All that needs to be said about enterprise management incentives is that the scheme was based on consultation and developed in detail by an advisory group including representatives from the companies most likely to benefit and from practitioners. The outcome was devised keeping in mind those whom we wanted to benefit from the scheme, the detail of which is entirely appropriate.

Mr. Tyrie: Does the Economic Secretary agree that a scheme created and devised by the interest group most likely to benefit may not result in a scheme that is most likely to benefit the economy?

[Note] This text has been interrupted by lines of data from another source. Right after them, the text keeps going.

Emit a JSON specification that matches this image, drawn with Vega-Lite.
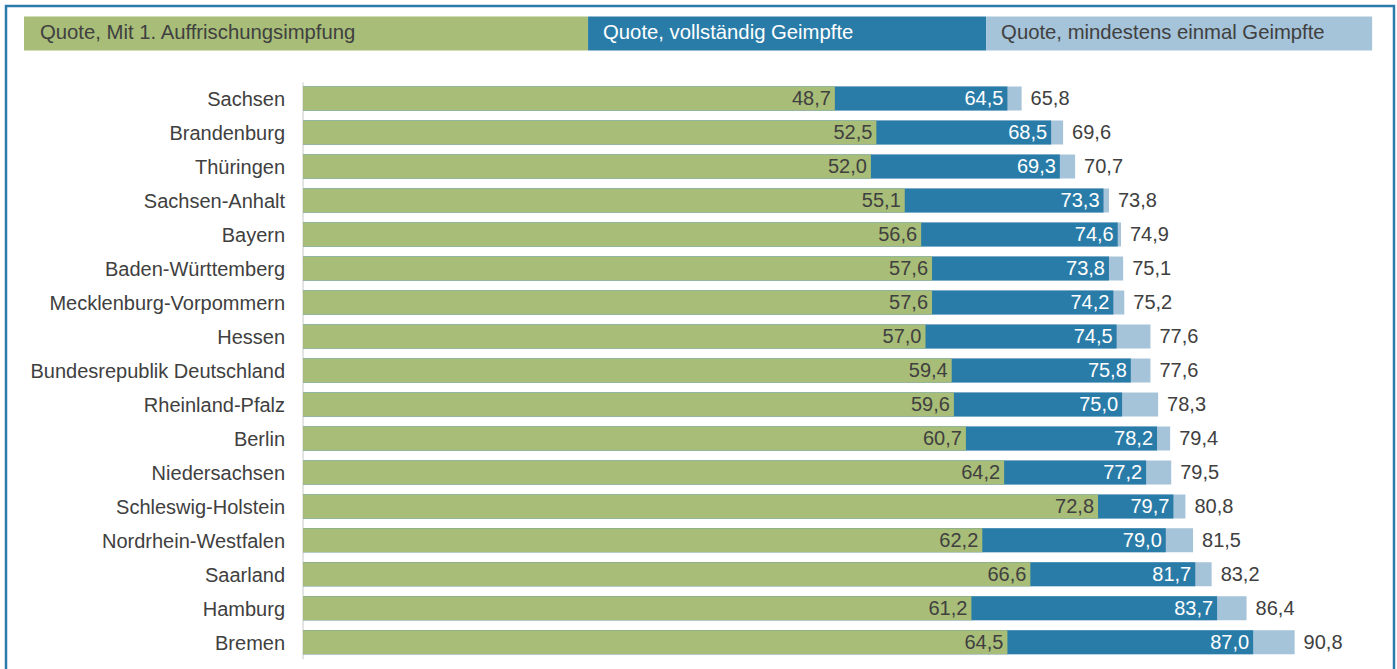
{
  "$schema": "https://vega.github.io/schema/vega-lite/v6.json",
  "width": 1397,
  "height": 669,
  "autosize": {"type": "fit", "contains": "padding"},
  "padding": {"left": 6, "top": 6, "right": 3, "bottom": -3},
  "background": "white",
  "config": {
    "view": {"stroke": "#2b7bab", "strokeWidth": 2.5},
    "locale": {"number": {"decimal": ",", "thousands": ".", "grouping": [3], "currency": ["", " €"]}},
    "text": {"font": "Liberation Sans", "fontSize": 20, "color": "#404040"}
  },
  "datasets": {
    "quoten": [
      {"Land": "Sachsen", "Auffrischung": 48.7, "Vollstaendig": 64.5, "Mindestens": 65.8},
      {"Land": "Brandenburg", "Auffrischung": 52.5, "Vollstaendig": 68.5, "Mindestens": 69.6},
      {"Land": "Thüringen", "Auffrischung": 52.0, "Vollstaendig": 69.3, "Mindestens": 70.7},
      {"Land": "Sachsen-Anhalt", "Auffrischung": 55.1, "Vollstaendig": 73.3, "Mindestens": 73.8},
      {"Land": "Bayern", "Auffrischung": 56.6, "Vollstaendig": 74.6, "Mindestens": 74.9},
      {"Land": "Baden-Württemberg", "Auffrischung": 57.6, "Vollstaendig": 73.8, "Mindestens": 75.1},
      {"Land": "Mecklenburg-Vorpommern", "Auffrischung": 57.6, "Vollstaendig": 74.2, "Mindestens": 75.2},
      {"Land": "Hessen", "Auffrischung": 57.0, "Vollstaendig": 74.5, "Mindestens": 77.6},
      {"Land": "Bundesrepublik Deutschland", "Auffrischung": 59.4, "Vollstaendig": 75.8, "Mindestens": 77.6},
      {"Land": "Rheinland-Pfalz", "Auffrischung": 59.6, "Vollstaendig": 75.0, "Mindestens": 78.3},
      {"Land": "Berlin", "Auffrischung": 60.7, "Vollstaendig": 78.2, "Mindestens": 79.4},
      {"Land": "Niedersachsen", "Auffrischung": 64.2, "Vollstaendig": 77.2, "Mindestens": 79.5},
      {"Land": "Schleswig-Holstein", "Auffrischung": 72.8, "Vollstaendig": 79.7, "Mindestens": 80.8},
      {"Land": "Nordrhein-Westfalen", "Auffrischung": 62.2, "Vollstaendig": 79.0, "Mindestens": 81.5},
      {"Land": "Saarland", "Auffrischung": 66.6, "Vollstaendig": 81.7, "Mindestens": 83.2},
      {"Land": "Hamburg", "Auffrischung": 61.2, "Vollstaendig": 83.7, "Mindestens": 86.4},
      {"Land": "Bremen", "Auffrischung": 64.5, "Vollstaendig": 87.0, "Mindestens": 90.8}
    ],
    "eins": [{}]
  },
  "data": {"name": "quoten"},
  "encoding": {
    "y": {
      "field": "Land",
      "type": "nominal",
      "scale": {
        "type": "band",
        "domain": ["Legende", "Abstand", "Sachsen", "Brandenburg", "Thüringen", "Sachsen-Anhalt", "Bayern", "Baden-Württemberg", "Mecklenburg-Vorpommern", "Hessen", "Bundesrepublik Deutschland", "Rheinland-Pfalz", "Berlin", "Niedersachsen", "Schleswig-Holstein", "Nordrhein-Westfalen", "Saarland", "Hamburg", "Bremen"],
        "paddingInner": 0,
        "paddingOuter": 0.295,
        "align": 0.37
      },
      "axis": null
    }
  },
  "layer": [
    {
      "data": {"name": "eins"},
      "mark": {"type": "rect", "height": 34, "yOffset": 3},
      "encoding": {
        "x": {"datum": -25.55, "type": "quantitative", "scale": {"domain": [-27.2, 99.9], "nice": false, "zero": false}, "axis": null},
        "x2": {"datum": 26.1},
        "y": {"datum": "Legende"},
        "color": {"datum": "Quote, Mit 1. Auffrischungsimpfung", "type": "nominal", "scale": {"domain": ["Quote, Mit 1. Auffrischungsimpfung", "Quote, vollständig Geimpfte", "Quote, mindestens einmal Geimpfte"], "range": ["#a8bd78", "#2a7ca8", "#a5c3d9"]}, "legend": null}
      }
    },
    {
      "data": {"name": "eins"},
      "mark": {"type": "rect", "height": 34, "yOffset": 3},
      "encoding": {
        "x": {"datum": 26.1, "type": "quantitative"},
        "x2": {"datum": 62.55},
        "y": {"datum": "Legende"},
        "color": {"datum": "Quote, vollständig Geimpfte", "type": "nominal"}
      }
    },
    {
      "data": {"name": "eins"},
      "mark": {"type": "rect", "height": 34, "yOffset": 3},
      "encoding": {
        "x": {"datum": 62.55, "type": "quantitative"},
        "x2": {"datum": 97.9},
        "y": {"datum": "Legende"},
        "color": {"datum": "Quote, mindestens einmal Geimpfte", "type": "nominal"}
      }
    },
    {
      "data": {"name": "eins"},
      "mark": {"type": "text", "align": "left", "baseline": "middle", "dx": 16, "yOffset": 3, "fontSize": 20.3},
      "encoding": {
        "x": {"datum": -25.55, "type": "quantitative"},
        "y": {"datum": "Legende"},
        "text": {"value": "Quote, Mit 1. Auffrischungsimpfung"}
      }
    },
    {
      "data": {"name": "eins"},
      "mark": {"type": "text", "align": "left", "baseline": "middle", "dx": 15, "yOffset": 3, "fontSize": 20.3, "color": "white"},
      "encoding": {
        "x": {"datum": 26.1, "type": "quantitative"},
        "y": {"datum": "Legende"},
        "text": {"value": "Quote, vollständig Geimpfte"}
      }
    },
    {
      "data": {"name": "eins"},
      "mark": {"type": "text", "align": "left", "baseline": "middle", "dx": 15, "yOffset": 3, "fontSize": 20.3},
      "encoding": {
        "x": {"datum": 62.55, "type": "quantitative"},
        "y": {"datum": "Legende"},
        "text": {"value": "Quote, mindestens einmal Geimpfte"}
      }
    },
    {
      "data": {"name": "eins"},
      "mark": {"type": "rule", "color": "#c8c8c8", "strokeWidth": 1, "yOffset": -16, "y2Offset": 17},
      "encoding": {
        "x": {"datum": 0, "type": "quantitative"},
        "y": {"datum": "Sachsen"},
        "y2": {"datum": "Bremen"}
      }
    },
    {
      "mark": {"type": "bar", "height": 24},
      "encoding": {
        "x": {"field": "Mindestens", "type": "quantitative"},
        "x2": {"datum": 0},
        "color": {"datum": "Quote, mindestens einmal Geimpfte", "type": "nominal"}
      }
    },
    {
      "mark": {"type": "bar", "height": 24},
      "encoding": {
        "x": {"field": "Vollstaendig", "type": "quantitative"},
        "x2": {"datum": 0},
        "color": {"datum": "Quote, vollständig Geimpfte", "type": "nominal"}
      }
    },
    {
      "mark": {"type": "bar", "height": 24},
      "encoding": {
        "x": {"field": "Auffrischung", "type": "quantitative"},
        "x2": {"datum": 0},
        "color": {"datum": "Quote, Mit 1. Auffrischungsimpfung", "type": "nominal"}
      }
    },
    {
      "mark": {"type": "text", "align": "right", "baseline": "middle", "dx": -18, "dy": 2},
      "encoding": {
        "x": {"datum": 0, "type": "quantitative"},
        "text": {"field": "Land", "type": "nominal"}
      }
    },
    {
      "mark": {"type": "text", "align": "right", "baseline": "middle", "dx": -4, "dy": 1},
      "encoding": {
        "x": {"field": "Auffrischung", "type": "quantitative"},
        "text": {"field": "Auffrischung", "type": "quantitative", "format": ".1f"}
      }
    },
    {
      "mark": {"type": "text", "align": "right", "baseline": "middle", "dx": -4, "dy": 1, "color": "white"},
      "encoding": {
        "x": {"field": "Vollstaendig", "type": "quantitative"},
        "text": {"field": "Vollstaendig", "type": "quantitative", "format": ".1f"}
      }
    },
    {
      "mark": {"type": "text", "align": "left", "baseline": "middle", "dx": 9, "dy": 1},
      "encoding": {
        "x": {"field": "Mindestens", "type": "quantitative"},
        "text": {"field": "Mindestens", "type": "quantitative", "format": ".1f"}
      }
    }
  ]
}
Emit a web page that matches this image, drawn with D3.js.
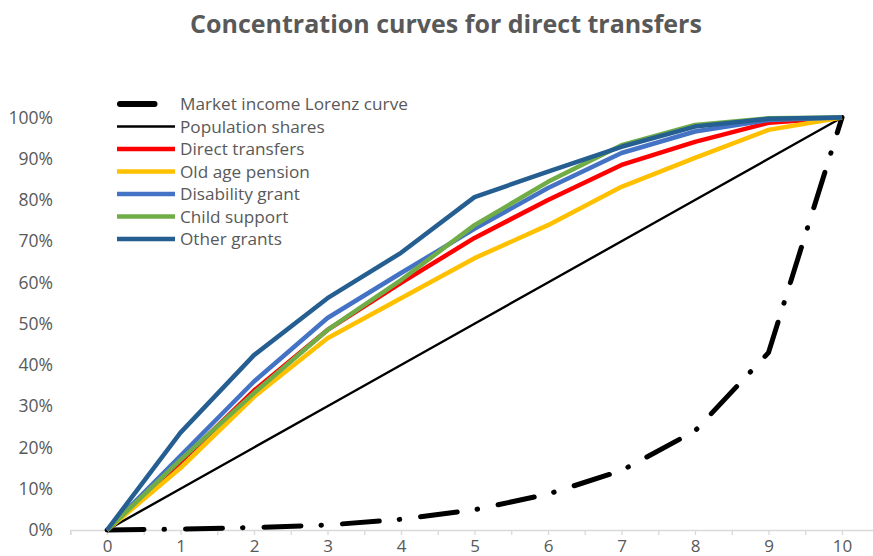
<!DOCTYPE html>
<html>
<head>
<meta charset="utf-8">
<script src="https://cdn.jsdelivr.net/npm/d3@7"></script>
<style>
    body { margin: 0; background: #fff; }
    text { font-family: "Open Sans", sans-serif; fill: #595959; }
</style>
</head>
<body>
<div id="chart"></div>
<script>
// deciles on the x axis
var deciles = [0, 1, 2, 3, 4, 5, 6, 7, 8, 9, 10];
var xTickValues = d3.range(-0.5, 10.51, 0.5);
var yTickValues = [0, 10, 20, 30, 40, 50, 60, 70, 80, 90, 100];

// cumulative shares (%)
var lorenz = [0, 0.2, 0.6, 1.2, 2.6, 4.9, 8.7, 14.4, 24, 43, 100];
var populationShares = [0, 10, 20, 30, 40, 50, 60, 70, 80, 90, 100];
var directTransfers = [0, 16.5, 33.8, 48.5, 59.9, 70.8, 80, 88.5, 94.1, 98.7, 100];
var oldAgePension = [0, 15, 32.3, 46.5, 56.2, 65.9, 73.9, 83.2, 90.2, 97, 100];
var disabilityGrant = [0, 18, 36, 51.4, 62.3, 73, 82.9, 91.4, 96.6, 99.4, 100];
var childSupport = [0, 17, 33.2, 48.5, 60.6, 73.9, 84.4, 93.3, 98.2, 99.8, 100];
var otherGrants = [0, 23.6, 42.4, 56.2, 67.2, 80.7, 86.9, 92.9, 97.8, 99.7, 100];

var seriesNames = ["Market income Lorenz curve", "Population shares", "Direct transfers",
    "Old age pension", "Disability grant", "Child support", "Other grants"];
var seriesValues = [lorenz, populationShares, directTransfers, oldAgePension,
    disabilityGrant, childSupport, otherGrants];
var seriesColors = ["#000000", "#000000", "#FF0000", "#FFC000", "#4472C4", "#70AD47", "#255E91"];

function drawChart() {

    var w = 873;
    var h = 556;

    var svg = d3.select("#chart").append("svg").attr("width", w).attr("height", h);

    var xScale = d3.scaleLinear().domain([-0.5, 10.5]).range([70.25, 878.75]);
    var yScale = d3.scaleLinear().domain([0, 100]).range([530, 117.5]);

    //title
    svg.append("text")
        .attr("x", 446)
        .attr("y", 33)
        .attr("text-anchor", "middle")
        .attr("font-size", "25px")
        .attr("font-weight", "bold")
        .text("Concentration curves for direct transfers");

    //x axis
    var xAxis = d3.axisBottom(xScale)
        .tickValues(xTickValues)
        .tickSize(5)
        .tickPadding(5)
        .tickFormat(function (d) {
            return d % 1 === 0 ? d : "";
        });
    var gx = svg.append("g").attr("transform", "translate(0, 530)").call(xAxis);
    gx.select(".domain").attr("stroke", "#D9D9D9").attr("stroke-width", 1.3);
    gx.selectAll(".tick line").attr("stroke", "#D9D9D9").attr("stroke-width", 1.3);
    gx.selectAll("text").attr("font-size", "17px").attr("font-family", null).attr("fill", null);

    //y axis, labels only
    var yAxis = d3.axisLeft(yScale)
        .tickValues(yTickValues)
        .tickSize(0)
        .tickPadding(0)
        .tickFormat(function (d) { return d + "%"; });
    var gy = svg.append("g").attr("transform", "translate(53, 0)").call(yAxis);
    gy.select(".domain").remove();
    gy.selectAll("text").attr("font-size", "17.5px").attr("font-family", null).attr("fill", null);

    var line = d3.line()
        .x(function (d, i) { return xScale(deciles[i]); })
        .y(function (d) { return yScale(d); });

    //one path per series
    for (var i = 0; i < seriesValues.length; i++) {
        var p = svg.append("path")
            .datum(seriesValues[i])
            .attr("d", line)
            .attr("fill", "none")
            .attr("stroke", seriesColors[i])
            .attr("stroke-linejoin", "round")
            .attr("stroke-width", i === 1 ? 2.4 : 4.5);
        if (i === 0) {
            p.attr("stroke-width", 5)
                .attr("stroke-linecap", "round")
                .attr("stroke-dasharray", "37 20 0.5 21");
        }
    }

    //legend
    var legend = svg.append("g").attr("transform", "translate(117, 104)");
    for (var j = 0; j < seriesNames.length; j++) {
        var row = legend.append("g").attr("transform", "translate(0, " + (j * 22.5) + ")");
        if (j === 0) {
            row.append("line")
                .attr("x1", 3).attr("x2", 37.5)
                .attr("stroke", seriesColors[j])
                .attr("stroke-width", 6)
                .attr("stroke-linecap", "round");
        } else {
            row.append("line")
                .attr("x1", 0).attr("x2", 58)
                .attr("stroke", seriesColors[j])
                .attr("stroke-width", j === 1 ? 2.4 : 4.5);
        }
        row.append("text")
            .attr("x", 63)
            .attr("y", 6)
            .attr("font-size", "17.2px")
            .text(seriesNames[j]);
    }
}

drawChart();
</script>
</body>
</html>
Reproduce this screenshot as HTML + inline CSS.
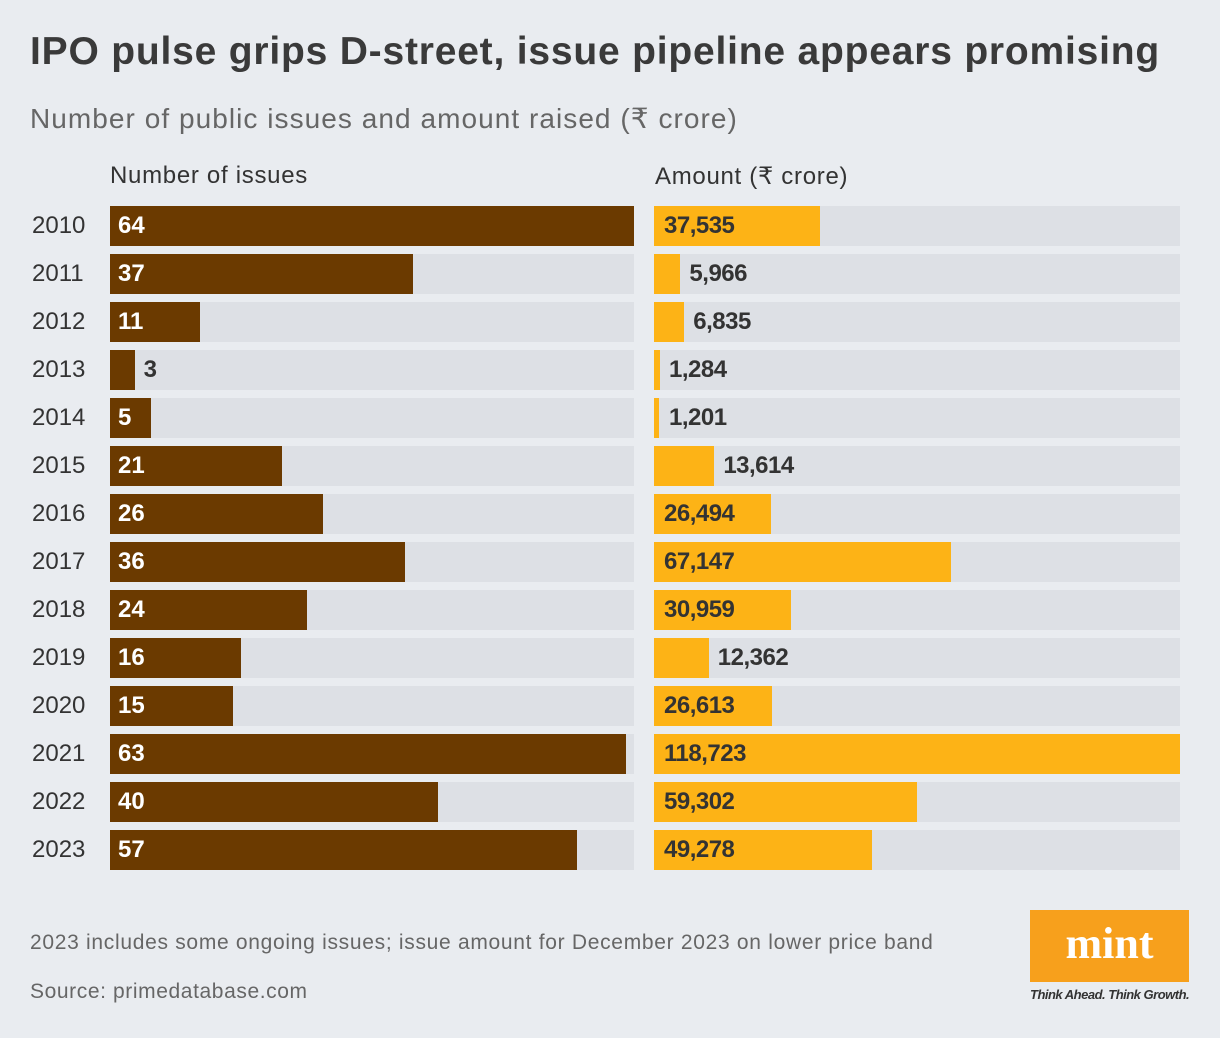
<!DOCTYPE html>
<html><head><meta charset="utf-8"><style>
body{margin:0;width:1220px;height:1038px;background:#e9ecf0;font-family:"Liberation Sans",sans-serif;position:relative;overflow:hidden;color:#333}
.a{position:absolute;white-space:nowrap}
</style></head><body>
<div class="a" style="left:30px;top:30px;font-size:39px;font-weight:bold;color:#3a3a3a;letter-spacing:0.8px">IPO pulse grips D-street, issue pipeline appears promising</div>
<div class="a" style="left:30px;top:102px;font-size:28px;color:#666;letter-spacing:1.05px">Number of public issues and amount raised (₹ crore)</div>
<div class="a" style="left:110px;top:162px;font-size:24px;color:#333;letter-spacing:0.7px">Number of issues</div>
<div class="a" style="left:655px;top:162px;font-size:24px;color:#333;letter-spacing:0.7px">Amount (₹ crore)</div>
<div id="chart"></div>
<div class="a" style="left:30px;top:931px;font-size:21px;color:#666;letter-spacing:0.7px">2023 includes some ongoing issues; issue amount for December 2023 on lower price band</div>
<div class="a" style="left:30px;top:980px;font-size:21px;color:#666;letter-spacing:0.6px">Source: primedatabase.com</div>
<div class="a" style="left:1030px;top:910px;width:159px;height:72px;background:#f7a01c;color:#fff;font-family:'Liberation Serif',serif;font-weight:bold;font-size:44px;text-align:center;line-height:68px">mint</div>
<div class="a" style="left:1030px;top:987px;font-size:13px;font-style:italic;font-weight:bold;color:#333;letter-spacing:-0.5px">Think Ahead. Think Growth.</div>
<script>
const years=[2010,2011,2012,2013,2014,2015,2016,2017,2018,2019,2020,2021,2022,2023];
const issues=[64,37,11,3,5,21,26,36,24,16,15,63,40,57];
const amounts=[37535,5966,6835,1284,1201,13614,26494,67147,30959,12362,26613,118723,59302,49278];
const issuesMax=64, amountMax=118723;
const c=document.getElementById('chart');
function xL(v){return v/issuesMax*524;}
function xR(v){return v/amountMax*526;}
function mk(style,txt){const d=document.createElement('div');d.className='a';d.style.cssText=style;if(txt!=null)d.textContent=txt;c.appendChild(d);return d;}
function tw(s){return s.length*13.5;}
years.forEach((y,i)=>{
  const top=206+i*48;
  let e=mk(`left:32px;top:${top+6}px;font-size:24px;color:#333`,String(y));
  
  
  e=mk(`left:110px;top:${top}px;width:524px;height:40px;background:#dde0e5`);
  
  
  const wl=xL(issues[i]);
  e=mk(`left:110px;top:${top}px;width:${wl}px;height:40px;background:#6b3a00`);
  
  
  const sl=String(issues[i]);
  const inL=wl>tw(sl)+14;
  e=mk(`left:${inL?118:110+wl+9}px;top:${top+6}px;font-size:24px;font-weight:bold;color:${inL?'#fff':'#333'}`,sl);
  
  
  e=mk(`left:654px;top:${top}px;width:526px;height:40px;background:#dde0e5`);
  
  
  const wr=xR(amounts[i]);
  e=mk(`left:654px;top:${top}px;width:${wr}px;height:40px;background:#fdb316`);
  
  
  const sr=amounts[i].toLocaleString('en-US');
  const inR=wr>tw(sr)+14;
  e=mk(`left:${inR?664:654+Math.max(wr,6)+9}px;top:${top+6}px;font-size:24px;font-weight:bold;color:#333;letter-spacing:-0.5px`,sr);
  
  
});
</script>
</body></html>
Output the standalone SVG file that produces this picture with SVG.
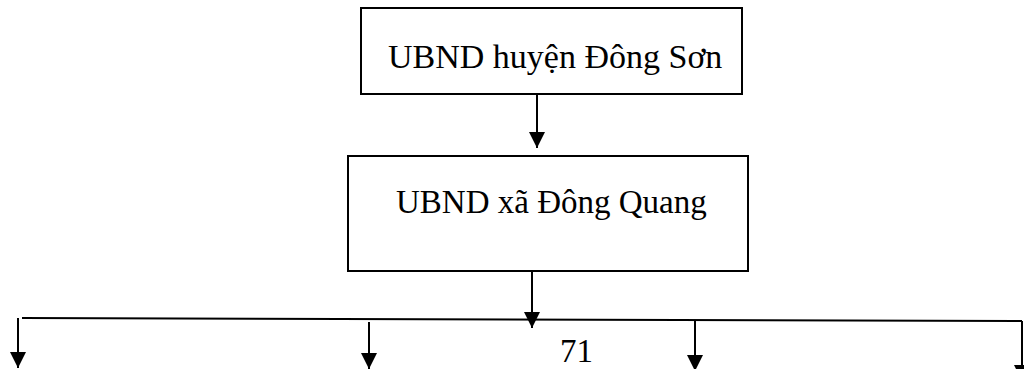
<svg xmlns="http://www.w3.org/2000/svg" width="1024" height="369" viewBox="0 0 1024 369">
<style>
.box{fill:#fff;stroke:#000;stroke-width:2}
.lbl{font-size:33px;fill:#000}
.ln{stroke:#000;stroke-width:2;fill:none}
.arr{stroke:#000;stroke-width:2;fill:none;marker-end:url(#ah)}
</style>
<defs>
<marker id="ah" viewBox="0 0 16 16" refX="16" refY="8" markerWidth="16" markerHeight="16" markerUnits="userSpaceOnUse" orient="auto">
<path d="M0,0 L16,8 L0,16 z" fill="#000"/>
</marker>
</defs>
<rect width="1024" height="369" fill="#fff"/>
<g id="node-huyen">
<rect class="box" x="361" y="8" width="381" height="86"/>
<text class="lbl" font-family="Liberation Serif" font-size="34" style="font-size:34px" x="388" y="68">UBND huyện Đông Sơn</text>
</g>
<g id="node-xa">
<rect class="box" x="348" y="156" width="400" height="115"/>
<text class="lbl" font-family="Liberation Serif" x="396" y="213">UBND xã Đông Quang</text>
</g>
<g id="page-number">
<text class="lbl" font-family="Liberation Serif" x="560" y="362">71</text>
</g>
<g id="connectors">
<line class="arr" x1="537" y1="94" x2="537" y2="148"/>
<line class="arr" x1="532" y1="271" x2="532" y2="328"/>
<line class="ln" x1="22" y1="318" x2="1022" y2="321"/>
<line class="arr" x1="18" y1="318" x2="18" y2="368"/>
<line class="arr" x1="369" y1="322" x2="369" y2="369"/>
<line class="arr" x1="695" y1="321" x2="695" y2="371"/>
<line class="arr" x1="1022" y1="321" x2="1022" y2="381"/>
</g>
</svg>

Miss Johnson: The point is that it is a targeted measure, as are the other schemes we have been discussing this morning. The economy benefits if proposals are targeted; performance is improved and so is access to investment in the relevant part of the economy. The Opposition seem to be suggesting a scattergun approach, in which they distribute tax largesse—which they do not have anyway—without targeting. That is not within the spirit of the measure, which I hope that the hon. Gentleman now realises.

Mr. Flight: We welcome the increase to £3 million and the other reforms in schedule 14, most of which we suggested in the debate on the EMI schemes last year. If a company in which a person has EMI options is taken over, and he cannot continue them, he will lose unless amendment No. 20 is accepted. One solution is that the maximum value of options in respect of the relevant company's shares should be recorded at the time of the original grant and not at the time of the release of rights under the old options. However, if nothing is done about it, a person will be unfairly treated if his little business is taken over and it is not of his doing. The amendment applies to takeovers, not to applications further to increase the £3 million limit.

Amendment negatived.

Schedule 14 agreed to.

        Motion made and Question proposed, That further consideration be now adjourned.—[Mr. Allen.]